[Source data]
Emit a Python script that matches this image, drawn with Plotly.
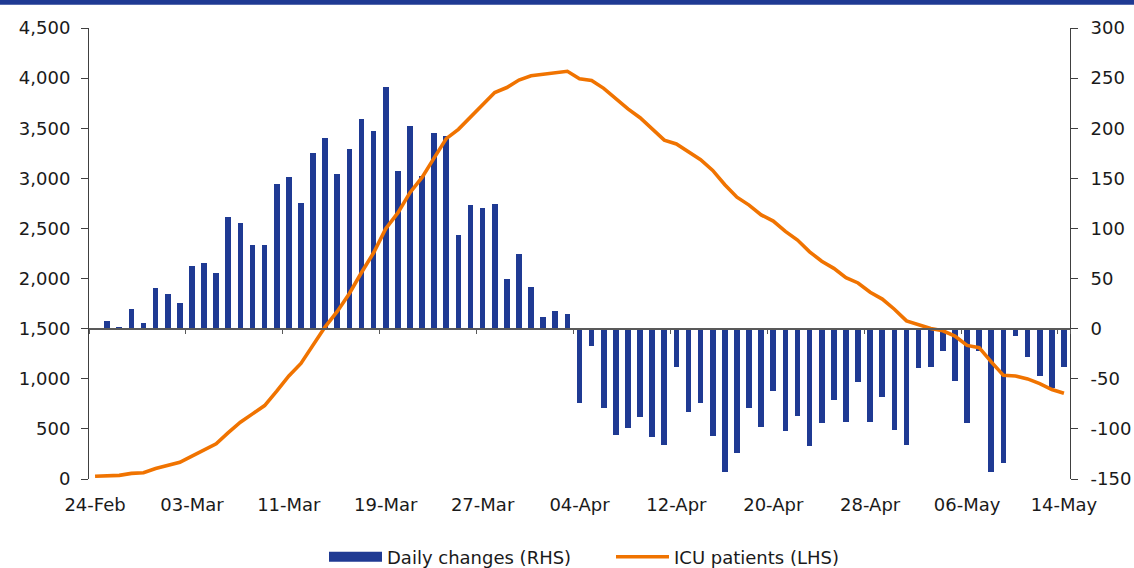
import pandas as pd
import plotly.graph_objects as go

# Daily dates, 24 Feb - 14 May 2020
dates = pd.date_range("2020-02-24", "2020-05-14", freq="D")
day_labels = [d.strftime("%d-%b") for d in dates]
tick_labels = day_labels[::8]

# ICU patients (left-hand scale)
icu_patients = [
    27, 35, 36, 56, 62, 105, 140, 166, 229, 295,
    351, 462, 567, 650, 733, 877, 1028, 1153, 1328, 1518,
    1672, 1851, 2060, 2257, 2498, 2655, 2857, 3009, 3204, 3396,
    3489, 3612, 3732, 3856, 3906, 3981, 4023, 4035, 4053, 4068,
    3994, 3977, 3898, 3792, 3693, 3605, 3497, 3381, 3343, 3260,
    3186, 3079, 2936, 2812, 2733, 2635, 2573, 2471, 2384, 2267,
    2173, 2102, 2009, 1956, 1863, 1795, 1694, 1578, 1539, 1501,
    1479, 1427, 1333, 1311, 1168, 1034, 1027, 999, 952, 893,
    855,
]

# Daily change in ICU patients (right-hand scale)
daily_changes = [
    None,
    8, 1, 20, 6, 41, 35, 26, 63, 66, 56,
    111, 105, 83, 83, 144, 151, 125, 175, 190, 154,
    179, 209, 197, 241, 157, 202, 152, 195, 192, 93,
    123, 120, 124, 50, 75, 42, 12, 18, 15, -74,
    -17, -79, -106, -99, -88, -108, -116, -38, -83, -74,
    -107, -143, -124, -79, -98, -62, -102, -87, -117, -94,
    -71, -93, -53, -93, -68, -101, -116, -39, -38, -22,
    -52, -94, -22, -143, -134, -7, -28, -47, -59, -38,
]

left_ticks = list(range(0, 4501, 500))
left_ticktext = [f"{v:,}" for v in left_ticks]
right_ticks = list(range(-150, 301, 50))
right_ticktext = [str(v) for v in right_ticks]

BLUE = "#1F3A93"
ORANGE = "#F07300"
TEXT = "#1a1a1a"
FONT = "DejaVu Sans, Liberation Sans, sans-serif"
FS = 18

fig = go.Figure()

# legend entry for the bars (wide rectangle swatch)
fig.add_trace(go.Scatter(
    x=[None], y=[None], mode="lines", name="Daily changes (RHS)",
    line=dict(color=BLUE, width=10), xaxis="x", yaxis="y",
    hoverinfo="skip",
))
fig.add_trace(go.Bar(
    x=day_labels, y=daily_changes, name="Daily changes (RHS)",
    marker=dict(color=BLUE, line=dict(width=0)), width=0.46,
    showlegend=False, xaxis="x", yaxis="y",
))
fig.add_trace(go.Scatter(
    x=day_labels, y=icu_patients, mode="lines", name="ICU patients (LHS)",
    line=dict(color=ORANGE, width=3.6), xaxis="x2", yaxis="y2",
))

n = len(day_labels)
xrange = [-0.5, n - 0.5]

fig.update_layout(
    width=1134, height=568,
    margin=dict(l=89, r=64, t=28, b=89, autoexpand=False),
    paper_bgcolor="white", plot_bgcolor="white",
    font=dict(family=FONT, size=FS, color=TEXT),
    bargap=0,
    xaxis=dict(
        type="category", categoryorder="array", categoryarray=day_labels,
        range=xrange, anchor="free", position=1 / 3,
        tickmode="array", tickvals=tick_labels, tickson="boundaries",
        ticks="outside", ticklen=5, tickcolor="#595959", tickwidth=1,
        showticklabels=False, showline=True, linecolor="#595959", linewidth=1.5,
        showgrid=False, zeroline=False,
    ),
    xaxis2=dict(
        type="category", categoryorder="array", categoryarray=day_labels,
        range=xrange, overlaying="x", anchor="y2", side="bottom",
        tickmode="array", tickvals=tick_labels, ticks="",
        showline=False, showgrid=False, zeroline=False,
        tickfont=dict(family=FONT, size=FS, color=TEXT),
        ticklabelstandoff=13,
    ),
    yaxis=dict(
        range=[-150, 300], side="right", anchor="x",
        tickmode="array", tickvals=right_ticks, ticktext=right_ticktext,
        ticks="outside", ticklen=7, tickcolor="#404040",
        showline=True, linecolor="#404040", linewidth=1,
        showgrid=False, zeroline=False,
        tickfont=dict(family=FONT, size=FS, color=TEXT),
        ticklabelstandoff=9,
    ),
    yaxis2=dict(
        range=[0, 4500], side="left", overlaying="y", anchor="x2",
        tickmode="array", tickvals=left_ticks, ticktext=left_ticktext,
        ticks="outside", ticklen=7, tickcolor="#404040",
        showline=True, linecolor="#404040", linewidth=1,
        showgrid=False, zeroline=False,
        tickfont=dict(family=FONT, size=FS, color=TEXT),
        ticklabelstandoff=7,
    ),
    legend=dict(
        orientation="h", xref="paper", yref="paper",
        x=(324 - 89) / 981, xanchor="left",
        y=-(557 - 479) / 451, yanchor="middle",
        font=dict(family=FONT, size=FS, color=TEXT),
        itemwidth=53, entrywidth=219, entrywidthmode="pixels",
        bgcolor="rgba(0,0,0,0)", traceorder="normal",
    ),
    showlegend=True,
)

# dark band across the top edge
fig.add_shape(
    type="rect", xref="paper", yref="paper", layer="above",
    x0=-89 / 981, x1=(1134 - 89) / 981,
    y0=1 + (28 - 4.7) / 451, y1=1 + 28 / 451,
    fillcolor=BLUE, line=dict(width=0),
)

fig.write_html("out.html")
==
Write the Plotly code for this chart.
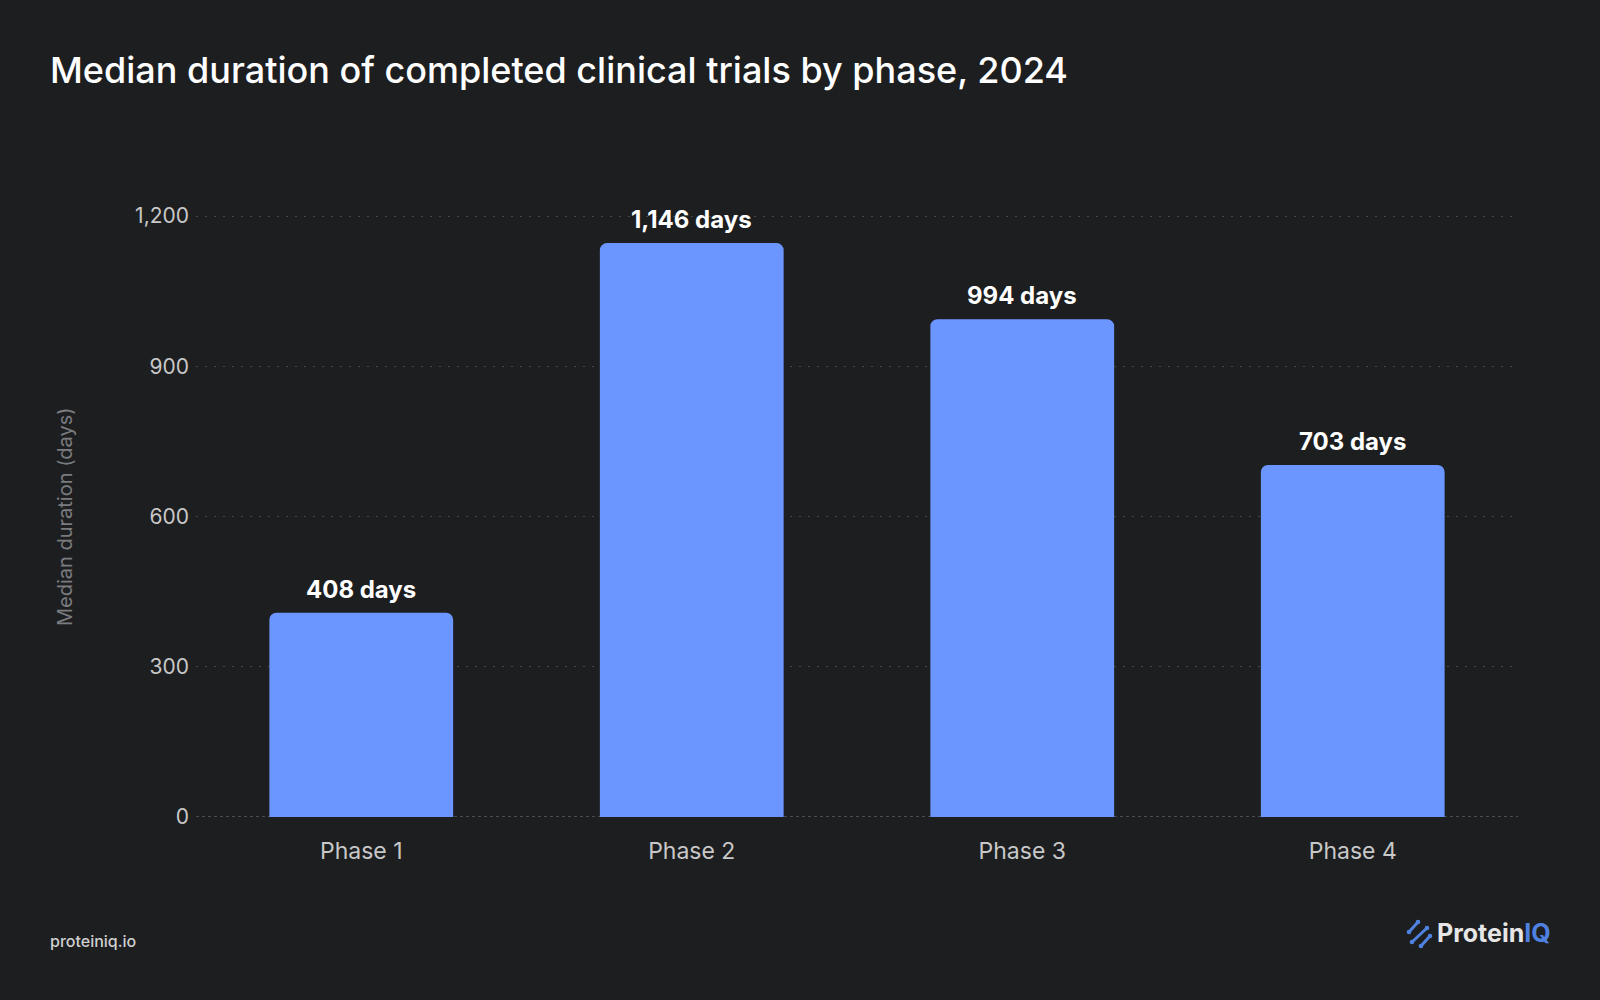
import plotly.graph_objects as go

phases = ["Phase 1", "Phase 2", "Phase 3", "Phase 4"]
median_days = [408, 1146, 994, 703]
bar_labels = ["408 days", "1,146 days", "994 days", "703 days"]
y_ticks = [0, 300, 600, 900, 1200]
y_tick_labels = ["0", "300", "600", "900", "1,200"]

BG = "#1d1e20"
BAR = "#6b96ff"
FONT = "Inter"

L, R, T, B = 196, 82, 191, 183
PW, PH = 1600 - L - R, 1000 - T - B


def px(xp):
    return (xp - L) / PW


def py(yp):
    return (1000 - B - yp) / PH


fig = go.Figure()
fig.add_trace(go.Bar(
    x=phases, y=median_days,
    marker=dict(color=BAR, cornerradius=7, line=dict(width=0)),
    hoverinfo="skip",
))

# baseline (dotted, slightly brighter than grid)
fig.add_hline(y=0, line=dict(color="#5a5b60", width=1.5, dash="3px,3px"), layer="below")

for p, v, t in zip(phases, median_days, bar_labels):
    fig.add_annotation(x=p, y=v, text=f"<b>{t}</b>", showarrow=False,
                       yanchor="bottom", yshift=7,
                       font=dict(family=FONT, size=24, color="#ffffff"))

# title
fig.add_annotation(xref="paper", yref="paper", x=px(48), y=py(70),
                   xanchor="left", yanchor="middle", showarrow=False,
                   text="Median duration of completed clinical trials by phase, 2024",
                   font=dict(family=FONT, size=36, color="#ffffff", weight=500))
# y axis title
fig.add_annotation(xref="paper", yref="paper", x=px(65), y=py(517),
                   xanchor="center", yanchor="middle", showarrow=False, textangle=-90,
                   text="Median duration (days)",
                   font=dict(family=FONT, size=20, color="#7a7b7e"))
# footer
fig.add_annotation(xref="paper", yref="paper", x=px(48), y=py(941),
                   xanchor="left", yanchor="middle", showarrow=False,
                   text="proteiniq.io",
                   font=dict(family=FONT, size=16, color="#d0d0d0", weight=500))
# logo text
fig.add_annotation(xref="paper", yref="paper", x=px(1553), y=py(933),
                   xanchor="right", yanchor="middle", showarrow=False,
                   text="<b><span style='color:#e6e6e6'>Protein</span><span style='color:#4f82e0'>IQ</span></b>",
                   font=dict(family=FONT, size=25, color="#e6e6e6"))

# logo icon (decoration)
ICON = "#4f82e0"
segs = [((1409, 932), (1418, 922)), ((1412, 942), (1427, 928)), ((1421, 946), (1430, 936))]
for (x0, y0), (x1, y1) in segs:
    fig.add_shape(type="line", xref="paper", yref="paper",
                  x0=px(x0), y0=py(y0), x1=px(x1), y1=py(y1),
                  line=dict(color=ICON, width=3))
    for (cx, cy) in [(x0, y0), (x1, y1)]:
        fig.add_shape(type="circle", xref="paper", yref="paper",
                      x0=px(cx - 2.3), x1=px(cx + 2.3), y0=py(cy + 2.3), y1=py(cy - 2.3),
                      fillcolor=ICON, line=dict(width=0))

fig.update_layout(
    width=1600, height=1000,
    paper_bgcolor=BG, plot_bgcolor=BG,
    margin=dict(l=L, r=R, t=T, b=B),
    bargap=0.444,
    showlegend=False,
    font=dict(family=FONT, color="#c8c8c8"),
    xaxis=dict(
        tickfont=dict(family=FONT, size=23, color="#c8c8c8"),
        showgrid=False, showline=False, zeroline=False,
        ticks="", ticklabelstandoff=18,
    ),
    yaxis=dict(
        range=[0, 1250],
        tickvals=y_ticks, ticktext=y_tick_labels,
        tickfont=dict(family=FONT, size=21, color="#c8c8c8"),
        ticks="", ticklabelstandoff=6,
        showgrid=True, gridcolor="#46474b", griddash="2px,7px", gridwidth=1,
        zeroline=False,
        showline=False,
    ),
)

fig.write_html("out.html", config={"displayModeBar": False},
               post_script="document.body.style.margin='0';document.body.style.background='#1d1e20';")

▸ Your objective:
Both the line containing "Emit a Python" and the line containing "tick_labels = day_labels[::8]" belong in the copy, along with every line between them. Reproduce that stretch exactly, without the pictures.

▸ Finished task:
Emit a Python script that matches this image, drawn with Plotly.
import pandas as pd
import plotly.graph_objects as go

# Daily dates, 24 Feb - 14 May 2020
dates = pd.date_range("2020-02-24", "2020-05-14", freq="D")
day_labels = [d.strftime("%d-%b") for d in dates]
tick_labels = day_labels[::8]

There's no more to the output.